U.S. District Judge William Martini dismissed the New Jersey case this past February, finding that "none of the plaintiffs' injuries arose until after the Associated Press released unredacted, confidential NYPD documents and articles expressing its own interpretation of those documents."

The ruling also noted that the AP's exposure of the secret program led to an investigation by the attorney general of New Jersey, which "concluded that that NYPD had not violated any New Jersey civil or criminal laws."

Hassan et al.'s appeal of that ruling forced the city, for the first time under first-year Mayor de Blasio, to respond to the appeal of the lawsuit.

The 79-page brief echoes many of the same themes found in many Bloomberg-era briefs on the case.

It emphasizes, for example, the absence of any allegation "that defendant's 'surveillance' activities in public spaces unlawfully invaded their privacy under the Fourth Amendment or any other law, and they do not allege that defendants ever stopped, arrested, detained, or prosecuted them."

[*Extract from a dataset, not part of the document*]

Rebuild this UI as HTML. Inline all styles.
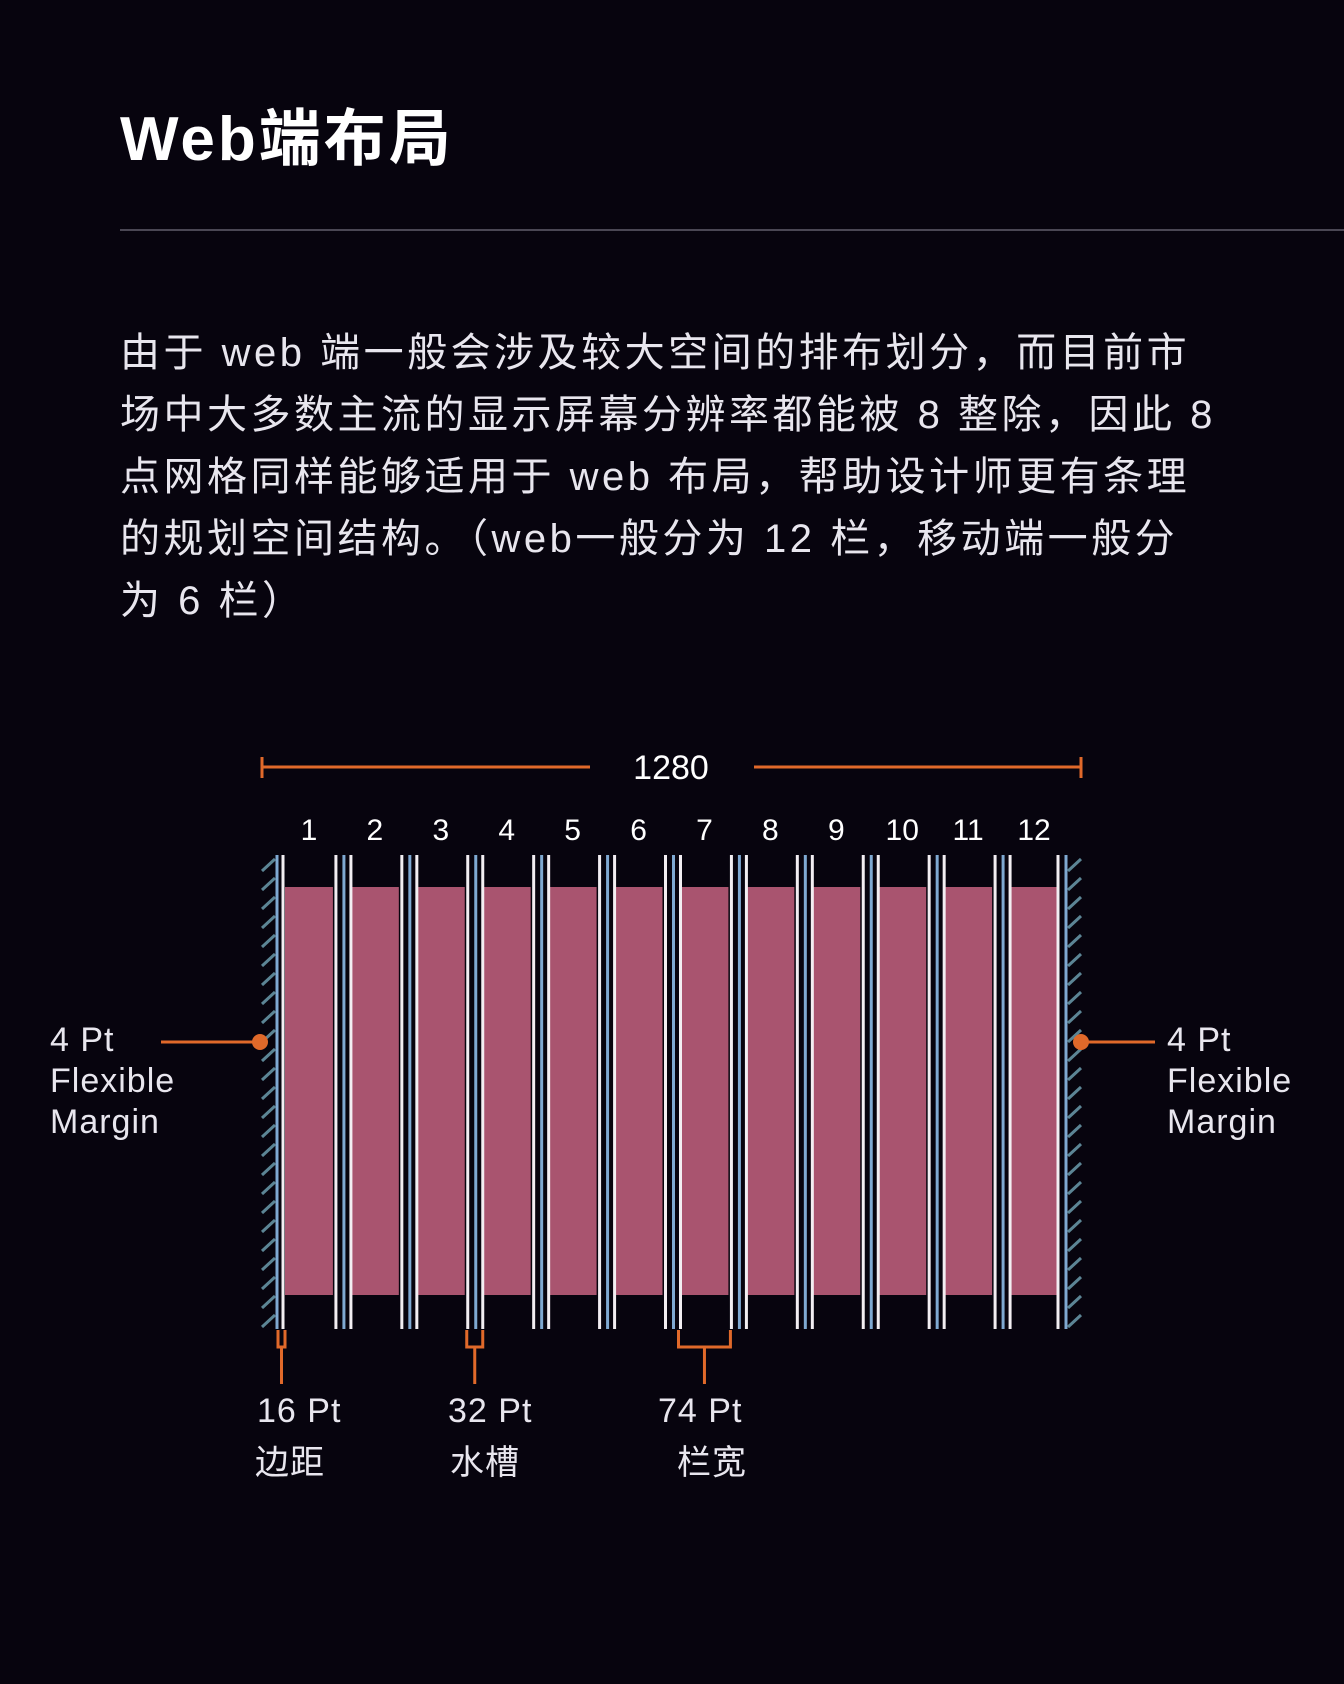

"Indeed, after a three-month investigation, the New Jersey Attorney General concluded that defendants' activities violated no criminal or civil law," the brief states.

The city slams the plaintiffs for failing to allege "concrete and imminent injuries necessary to establish standing."

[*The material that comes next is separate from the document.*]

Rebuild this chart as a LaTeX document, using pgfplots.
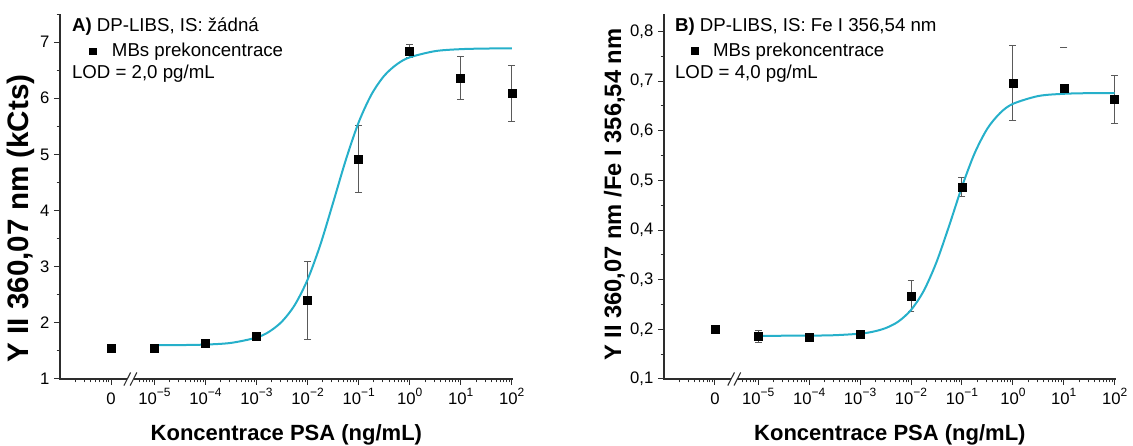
\documentclass[border=0pt]{standalone}
\usepackage{pgfplots}
\pgfplotsset{compat=1.18}
\usepackage{fontspec}
\setmainfont{Liberation Sans}
\definecolor{fitc}{RGB}{38,176,202}
\definecolor{axc}{RGB}{45,45,45}
\definecolor{errc}{RGB}{90,90,90}
\newcommand{\tp}[1]{10\raisebox{0.85ex}{\fontsize{9}{9}\selectfont #1}}
\pgfplotsset{
  panel/.style={
    scale only axis, width=339.6pt, height=273.75pt,
    anchor=south west,
    axis x line=bottom, axis y line=left,
    axis line style={axc, line width=0.9pt, -},
    x axis line style={draw=none},
    xmin=-6.85, xmax=2.02,
    xtick={-5.85,-5,-4,-3,-2,-1,0,1,2},
    xticklabels={0,\tp{\char"2212 5},\tp{\char"2212 4},\tp{\char"2212 3},\tp{\char"2212 2},\tp{\char"2212 1},\tp{0},\tp{1},\tp{2}},
    minor xtick={-6.549,-6.373,-6.248,-6.151,-6.072,-6.005,-5.947,-5.896,-5.301,-5.222,-5.155,-5.097,-5.046,-4.699,-4.523,-4.398,-4.301,-4.222,-4.155,-4.097,-4.046,-3.699,-3.523,-3.398,-3.301,-3.222,-3.155,-3.097,-3.046,-2.699,-2.523,-2.398,-2.301,-2.222,-2.155,-2.097,-2.046,-1.699,-1.523,-1.398,-1.301,-1.222,-1.155,-1.097,-1.046,-0.699,-0.523,-0.398,-0.301,-0.222,-0.155,-0.097,-0.046,0.301,0.477,0.602,0.699,0.778,0.845,0.903,0.954,1.301,1.477,1.602,1.699,1.778,1.845,1.903,1.954},
    tick align=outside,
    major tick length=4.5pt, minor tick length=2.6pt,
    every tick/.style={axc, line width=0.75pt},
    tick label style={font=\fontsize{12.5}{14}\selectfont, text=black},
    xticklabel style={anchor=base, yshift=-14.6pt},
    xlabel={Koncentrace PSA (ng/mL)},
    xlabel style={at={(axis description cs:0.5,-0.153)}, anchor=center, font=\bfseries\fontsize{16.5}{18}\selectfont},
    clip=false,
  },
  datast/.style={only marks, mark=square*, mark size=3pt, black,
    error bars/.cd, y dir=both, y explicit,
    error bar style={errc, line width=0.7pt},
    error mark options={errc, rotate=90, mark size=2.6pt, line width=0.7pt}},
  fitst/.style={fitc, line width=1.5pt, smooth, no marks},
  legst/.style={draw=none, fill=none, anchor=west, inner sep=0pt,
    nodes={inner sep=0pt}, column sep=11.5pt,
    font=\fontsize{14}{16}\selectfont},
}
\begin{document}
\begin{tikzpicture}
\path[use as bounding box] (0,0) rectangle (849.75pt,334.5pt);
% ---------- Panel A ----------
\begin{axis}[panel, at={(45pt,50.25pt)},
  ymin=1, ymax=7.5,
  ytick={1,2,3,4,5,6,7}, yticklabels={1,2,3,4,5,6,7},
  minor ytick={1.5,2.5,3.5,4.5,5.5,6.5,7.5},
  ylabel={Y II 360,07 nm (kCts)},
  ylabel style={at={(axis description cs:-0.086,0.44)}, anchor=center, font=\bfseries\fontsize{22.2}{24}\selectfont},
  legend style={legst, at={(rel axis cs:0.065,0.898)}},
  legend image code/.code={\draw[#1, mark size=2.6pt] plot coordinates {(0pt,0pt)};},
]
\addplot[datast] coordinates {
  (-5.85,1.55) +- (0,0.07)
  (-5,1.55) +- (0,0.04)
  (-4,1.63) +- (0,0.04)
  (-3,1.755) +- (0,0.04)
  (-2,2.40) +- (0,0.70)
  (-1,4.92) +- (0,0.60)
  (0,6.84) +- (0,0.12)
  (1,6.36) +- (0,0.38)
  (2,6.08) +- (0,0.50)
};
\addlegendentry{MBs prekoncentrace}
\addplot[fitst, forget plot] coordinates {
  (-5,1.601) (-4.5,1.604) (-4,1.613) (-3.5,1.643) (-3,1.738) (-2.75,1.844)
  (-2.5,2.025) (-2.25,2.320) (-2,2.770) (-1.75,3.391) (-1.5,4.140)
  (-1.25,4.904) (-1,5.569) (-0.75,6.064) (-0.5,6.399) (-0.25,6.605)
  (0,6.728) (0.5,6.839) (1,6.874) (1.5,6.885) (2,6.888)
};
\node[anchor=base west, inner sep=0pt, font=\fontsize{14}{16}\selectfont] at (rel axis cs:0.026,0.951) {\textbf{A)} DP-LIBS, IS: žádná};
\node[anchor=base west, inner sep=0pt, font=\fontsize{14}{16}\selectfont] at (rel axis cs:0.026,0.822) {LOD = 2,0 pg/mL};
\draw[axc, line width=0.9pt] ([xshift=-0.45pt]rel axis cs:0,0) -- (axis cs:-5.532,1);
\draw[axc, line width=0.9pt] (axis cs:-5.41,1) -- (rel axis cs:1,0);
\draw[axc, line width=0.8pt] (axis cs:-5.532,1) ++(-2.5pt,-4.9pt) -- ++(5pt,9.8pt);
\draw[axc, line width=0.8pt] (axis cs:-5.41,1) ++(-2.5pt,-4.9pt) -- ++(5pt,9.8pt);
\end{axis}
% ---------- Panel B ----------
\begin{axis}[panel, at={(498pt,50.25pt)}, width=338.8pt,
  ymin=0.1, ymax=0.835,
  ytick={0.1,0.2,0.3,0.4,0.5,0.6,0.7,0.8},
  yticklabels={{0,1},{0,2},{0,3},{0,4},{0,5},{0,6},{0,7},{0,8}},
  minor ytick={0.15,0.25,0.35,0.45,0.55,0.65,0.75},
  ylabel={Y II 360,07 nm /Fe I 356,54 nm},
  ylabel style={at={(axis description cs:-0.11,0.505)}, anchor=center, font=\bfseries\fontsize{17.8}{19}\selectfont},
  legend style={legst, at={(rel axis cs:0.059,0.898)}},
  legend image code/.code={\draw[#1, mark size=2.6pt] plot coordinates {(0pt,0pt)};},
]
\addplot[datast] coordinates {
  (-5.85,0.2006) +- (0,0.005)
  (-5,0.1865) +- (0,0.012)
  (-4,0.185) +- (0,0.004)
  (-3,0.191) +- (0,0.005)
  (-2,0.267) +- (0,0.031)
  (-1,0.486) +- (0,0.019)
  (0,0.696) +- (0,0.076)
  (1,0.685) +- (0,0)
  (2,0.663) +- (0,0.048)
};
\addlegendentry{MBs prekoncentrace}
\addplot[only marks, mark=-, mark size=2.6pt, errc, mark options={line width=0.7pt}, forget plot] coordinates {(1,0.767)};
\addplot[fitst, forget plot] coordinates {
  (-5,0.1870) (-4.5,0.1871) (-4,0.1873) (-3.5,0.1882) (-3,0.1913) (-2.75,0.1952)
  (-2.5,0.2024) (-2.25,0.2156) (-2,0.2390) (-1.75,0.2775) (-1.5,0.3352)
  (-1.25,0.4089) (-1,0.4870) (-0.75,0.5547) (-0.5,0.6043) (-0.25,0.6356)
  (0,0.6540) (0.5,0.6698) (1,0.6743) (1.5,0.6756) (2,0.6759)
};
\node[anchor=base west, inner sep=0pt, font=\fontsize{14}{16}\selectfont] at (rel axis cs:0.024,0.951) {\textbf{B)} DP-LIBS, IS: Fe I 356,54 nm};
\node[anchor=base west, inner sep=0pt, font=\fontsize{14}{16}\selectfont] at (rel axis cs:0.024,0.822) {LOD = 4,0 pg/mL};
\draw[axc, line width=0.9pt] ([xshift=-0.45pt]rel axis cs:0,0) -- (axis cs:-5.532,0.1);
\draw[axc, line width=0.9pt] (axis cs:-5.41,0.1) -- (rel axis cs:1,0);
\draw[axc, line width=0.8pt] (axis cs:-5.532,0.1) ++(-2.5pt,-4.9pt) -- ++(5pt,9.8pt);
\draw[axc, line width=0.8pt] (axis cs:-5.41,0.1) ++(-2.5pt,-4.9pt) -- ++(5pt,9.8pt);
\end{axis}
\end{tikzpicture}
\end{document}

"Plaintiffs cannot transform their own subjective fears into cognizable injuries simply by alleging that those fears led them to change their behaviors," the brief states.

Indeed no plaintiff has alleged a "loss of employment and only one vaguely claims a pecuniary loss," the city added.

"All of the harms alleged by plaintiffs occurred, if they occurred, only after the Associated Press made public certain confidential NYPD documents and did so in unredacted form," the brief states. "Nowhere in the amended complaint do plaintiffs allege that the NYPD ever publicly released any information collected from the alleged surveillance program or that plaintiffs ever suffered any harm prior to the unauthorized public release of the documents by the AP."

In an early 2102 motion on Hassan, Bloomberg's city attorneys wrote that "all of plaintiffs' alleged injuries arose only after the Associated Press released confidential NYPD documents and it is that disclosure that has resulted in plaintiffs' alleged stigmatization."

The NYPD announced this past April that it had abandoned the beleaguered Demographics Unit, a move that Mayor de Blasio called "a critical step forward in easing tensions between the police and the communities they serve, so that our cops and our citizens can help one another go after the real bad guys."

A spokesman for the city Law Department told The New York Times that the arguments and content of the city's newest brief "does not address broader policy issues concerning surveillance of Muslim communities, but rather technical legal issues."

That hasn't stopped the disappointment within some of the Muslim community about the content of the recent filing. Glenn Katon, legal director for Muslim Advocates, commented to various publications that the city's brief "continues to argue that the NYPD should be allowed to spy on people because of their faith."